Ether ETH DeFi activity has slowed in the bear market and the sector faces increased competition from Ethereum’s 4% annual staking reward, according to Glassnode analysts. However, a DeFi narrative is building around liquid staking derivative (LSD) tokens that could revive Ethereum network activity.

According to a recent Glassnode report, the percentage of gas consumed by DeFi protocols has fallen from 34% in 2020 to 8% to 16% today, with NFTs hogging the top 25% to 30% share; this is shown in a graphic published by glassnode. Glassnode’s bid-weighted price index for DeFi, priced in USD and ETH, recorded a 90% loss since early 2021.

DeFi’s Blue-Chips

DeFi’s so-called “Blue-Chips”, representing a basket of well-known DeFi protocol governance tokens such as Uniswap UNI, MakerDAO MKR, Aave AAVE, Compound COMP, Balancer (BAL) and SushiSwap SUSHI, have lost 88% of their market capitalization since the all-time highs of USD 45 billion in May 2021.

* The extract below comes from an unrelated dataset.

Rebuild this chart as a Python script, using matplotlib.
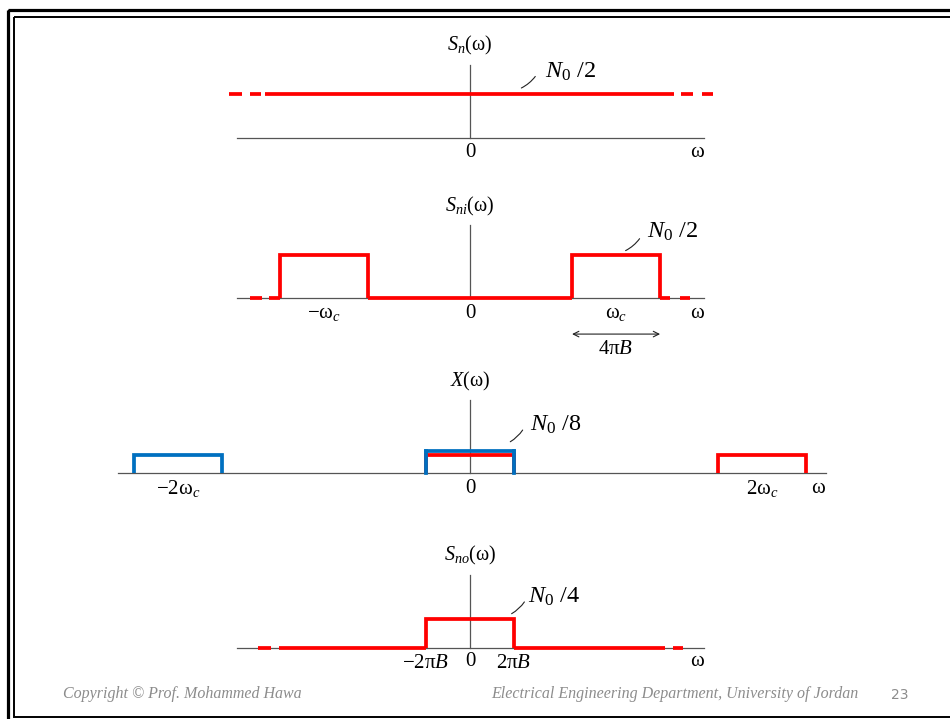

DeFi blue chip tokens have underperformed ETH during bullish market rallies and have experienced a more severe drop than ETH “on the downside during bearish ones.” Various analysts predict that since ETH staking now yields 4%, it will act as a “new hurdle rate over which token yields should jump.” This yield represents the benchmark rate for Ether investors.

Currently, major lending protocols such as Aave and Compound offer between 2 and 3% yields on stablecoins and ether lending. In addition, DeFi protocols such as Aave and Compound also carry smart contract risk that is eliminated with proof-of-stake (PoS) validators.

Staking has become popular among Ethereum investors, especially after the Shapella update in April 2023, which enabled staking contract refunds.

By the end of May, Ethereum users had staked 21.63 million ETH worth USD 40.021 million, representing 18% of Ethereum’s total supply.

Liquid staking derivative platforms such as Lido and Rocket Pool account for one-third of this massive market. These applications offer tokenized representation of locked-in ETH, allowing investors to access staking returns without compromising liquidity.

A growing trend among Ethereum investors is to interact with LSD-fi or LSD financialization, which aims to put the liquidity offered by LSD tokens at the service of DeFi applications.

Is LSD-fi the Solution?

Essentially, LSDfi leverages the liquidity of LSD tokens in DeFi-like lending protocols and liquidity on exchanges for higher returns. Given that a considerable amount of ETH is staked with LSD platforms, LSDfi has the potential to revive DeFi activity.

A Dune analytics dashboard produced by data analyst Defimochi shows that the total value locked (TVL) in LSDfi protocols has reached USD 411 million, increasing exponentially since mid-May. Some of the most popular names in the sector include Pendle Finance, Lybra Finance, Curve Finance and Alchemix Protocol.

Liquidity of LSD tokens on Curve Finance, the market’s stablecoin exchange, has exceeded USD 1.5 billion. Curve has also enabled the minting of its overcollateralized stablecoin crvUSD using Frax Protocol’s sfrxETH token as collateral.

Relatively new protocols such as Lybra Finance and Pendle Finance, which seek to leverage the liquidity provided by LSD tokens, have also become popular.

As has happened before with DeFi, new applications are likely to leverage the liquidity of LSD tokens by facilitating the extraction of liquidity from their governance tokens for early depositors.

While they may bring decent returns for some users, these protocols could carry smart contract risks and the possibility of falling victim to a rug pull, introducing the risks that come with the higher returns provided by LSDfi.